Absent a showing of documented exceptional circumstances the charge against the accused is dismissed with prejudice and the defendant is forever discharged from the crime.

The problem of arrest-to-trial delay is not exclusively one of backlogs in our urban courts as it is in some other jurisdictions. Trial delay is also found in some rural courts in this state. For example, the Fourth Judicial District Circuit Court comprising Multnomah County has one of the most current arrest-to-trial records in the state. From January 1, 1985, to June 30, 1985, the judges in that county tried 180 trials of which 78 were court trials and 102 were jury trials, with an average elapsed time from arrest to trial of 74.5 days. Under the strong leadership of Judge Robert Paul Jones, acting as Chief Criminal Judge, the diligent efforts of pro tern Judge Thomas Price, acting as Pretrial Conference Judge, and the cooperation of the trial judges, that county was able to bring its arrest-to-trial time for felony cases from 115 days in September 1984, to 53 days in April 1985, with no increase in judicial personnel other than Judge Price and without any increase in numbers of prosecutors or defenders. These improvements were brought about by innovative internal administrative procedures.
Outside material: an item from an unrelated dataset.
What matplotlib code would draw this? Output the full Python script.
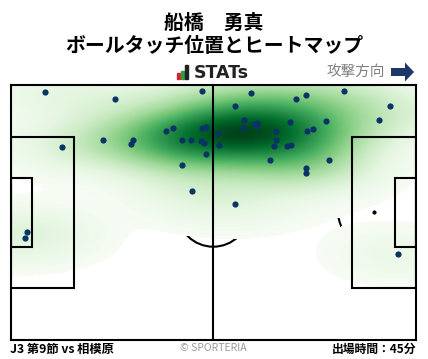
import matplotlib
matplotlib.use("Agg")
import matplotlib.pyplot as plt
import numpy as np
from matplotlib.colors import PowerNorm
from matplotlib.patches import Rectangle, Arc, Circle, FancyArrow

plt.rcParams["font.family"] = ["Noto Sans CJK JP", "DejaVu Sans"]

# ball touch positions in pitch metres (x: own goal -> attack, y: from top touchline)
touch_x = [9.0, 27.1, 49.7, 13.4, 24.0, 31.8, 31.3, 40.3, 42.2, 44.5,
           46.8, 49.7, 50.7, 49.4, 50.0, 50.7, 44.5, 47.1, 53.8, 54.1,
           62.4, 58.2, 74.0, 76.6, 86.4, 60.5, 60.3, 63.0, 63.9, 63.9,
           72.5, 68.8, 68.8, 68.3, 71.7, 72.7, 76.9, 78.2, 81.8, 67.3,
           82.6, 76.6, 76.6, 58.2, 98.3, 95.5, 4.4, 3.8, 100.4]
touch_y = [2.0, 3.9, 1.8, 16.7, 14.8, 14.7, 15.9, 12.4, 11.6, 14.8,
           14.8, 11.5, 11.2, 15.1, 15.6, 18.5, 21.5, 28.4, 12.9, 16.1,
           2.3, 5.8, 3.9, 2.8, 1.8, 9.5, 11.4, 10.6, 10.3, 10.9,
           10.0, 12.2, 14.8, 16.4, 16.4, 16.1, 12.4, 11.8, 9.8, 20.1,
           20.1, 22.2, 23.6, 31.9, 5.8, 9.4, 39.3, 40.9, 45.2]

title_name = "船橋\u3000勇真"
title_sub = "ボールタッチ位置とヒートマップ"
match_label = "J3 第9節 vs 相模原"
minutes_label = "出場時間：45分"

PITCH_L, PITCH_W = 105, 68
DOT = "#0b3466"


def kde_grid(x, y, gx, gy, sx, sy):
    """Sum of axis-aligned gaussian kernels evaluated on a grid."""
    X, Y = np.meshgrid(gx, gy)
    z = np.zeros_like(X)
    for px, py in zip(x, y):
        z += np.exp(-0.5 * (((X - px) / sx) ** 2 + ((Y - py) / sy) ** 2))
    return X, Y, z


fig = plt.figure(figsize=(4.28, 3.59), dpi=100)
ax = fig.add_axes([10.5 / 428, 19 / 359, 405.5 / 428, 255.3 / 359])
ax.set_xlim(0, PITCH_L)
ax.set_ylim(PITCH_W, 0)
ax.set_xticks([])
ax.set_yticks([])
for s in ax.spines.values():
    s.set_linewidth(1.5)
    s.set_zorder(6)

lw = 1.5
# markings underneath the heatmap
ax.add_patch(Circle((PITCH_L / 2, PITCH_W / 2), 9.15, fill=False, lw=lw, zorder=1))
for px, ang in [(11, 0), (PITCH_L - 11, 180)]:
    ax.add_patch(Arc((px, PITCH_W / 2), 18.3, 18.3, angle=ang, theta1=-53, theta2=53,
                     lw=lw, zorder=1))
    ax.plot(px, PITCH_W / 2, "o", color="black", ms=2, zorder=1)

# heatmap
gx = np.linspace(0, PITCH_L, 211)
gy = np.linspace(0, PITCH_W, 137)
X, Y, Z = kde_grid(touch_x, touch_y, gx, gy, 12.0, 5.0)
low = 0.22
ax.contourf(X, Y, Z, levels=np.linspace(low, Z.max(), 200), cmap="Greens",
            norm=PowerNorm(0.85, vmin=low, vmax=Z.max()), zorder=2)

# markings on top
ax.plot([PITCH_L / 2, PITCH_L / 2], [0, PITCH_W], color="black", lw=lw, zorder=4)
for x0, w in [(0, 16.5), (PITCH_L - 16.5, 16.5)]:
    ax.add_patch(Rectangle((x0, PITCH_W / 2 - 20.16), w, 40.32, fill=False, lw=lw, zorder=4))
for x0, w in [(0, 5.5), (PITCH_L - 5.5, 5.5)]:
    ax.add_patch(Rectangle((x0, PITCH_W / 2 - 9.16), w, 18.32, fill=False, lw=lw, zorder=4))

ax.scatter(touch_x, touch_y, s=20, color=DOT, zorder=5, linewidths=0)

# titles
fig.text(0.5, 1 - 22 / 359, title_name, ha="center", va="center",
         fontsize=14.3, fontweight="bold")
fig.text(0.5, 1 - 45 / 359, title_sub, ha="center", va="center",
         fontsize=14.3, fontweight="bold")

# STATs logo
for x0, h, c in [(177, 6, "#d7262b"), (181, 8, "#2e9c3f"), (185, 14, "#222222")]:
    fig.add_artist(Rectangle((x0 / 428, (359 - 79) / 359), 3 / 428, h / 359,
                             transform=fig.transFigure, color=c))
fig.text(194 / 428, 1 - 73 / 359, "STATs", ha="left", va="center",
         fontsize=12.5, fontweight="bold", color="#222222", family="DejaVu Sans")

# attack direction
fig.text(385 / 428, 1 - 72 / 359, "攻撃方向", ha="right", va="center",
         fontsize=10.5, color="#808080")
fig.add_artist(FancyArrow(3.91, 3.59 - 0.72, 0.14, 0, width=0.08, head_width=0.19,
                          head_length=0.09, length_includes_head=False,
                          transform=fig.dpi_scale_trans, color="#1c3768", lw=0))

# footer
fig.text(10 / 428, 1 - 349 / 359, match_label, ha="left", va="center",
         fontsize=8.8, fontweight="bold")
fig.text(213 / 428, 1 - 348 / 359, "© SPORTERIA", ha="center", va="center",
         fontsize=7.5, color="#999999")
fig.text(416 / 428, 1 - 349 / 359, minutes_label, ha="right", va="center",
         fontsize=8.5, fontweight="bold")

fig.savefig("out.png", dpi=100)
In contrast, although many of our rural county dockets are current, one of our rural counties averaged 372.5 days from arrest to trial for the same period of time. In disposing of 24 criminal cases in that county, one was tried to the court and 23 by jury trial. In Linn County, where this defendant was tried, 30 cases were tried, 9 to the court and 21 to a jury, with an average arrest-to-trial time of 106.4 days.2 That county’s record was somewhat better than the statewide *383average for arrest-to-trial in felony cases of 128.3 days for the term January 1,1985, to June 30,1985. See Statistical Report Relating to the Circuit and District Courts of the State of Oregon, compiled by the Office of the State Court Administration, Supreme Court of Oregon (First Quarter 1985).

It should be apparent that if we follow the ABA Standards Relating to Court Delay Reduction and if we adopt a rule similar to Florida’s to set specific arrest-to-trial time limits, that all the citizens of this state, including criminal defendants and crime victims, would truly reap the benefits of a “speedy trial.”

Lent and Roberts, JJ., join in this concurring opinion.

As pointed out by Justice Powell in Barker v. Wingo, 407 US 514, 521, 92 S Ct 2182, 33 L Ed 2d 101, 111 (1972), delay is not an uncommon defense tactic. Many defendants could not care less if they were ever brought to trial because as the time between the commission of the crime and the trial lenghtens, prosecution witnesses may become unavailable or their memories may fade.

There is no doubt that the statistics for Linn County would have been much *383better had it not been for the fact that the district attorney’s staff was cut by two deputies because of lack of funds. The highly respected veteran district attorney of Linn County testified that the main reason for the delay in the case at bar was because of the cut in his staff, over which he had no control.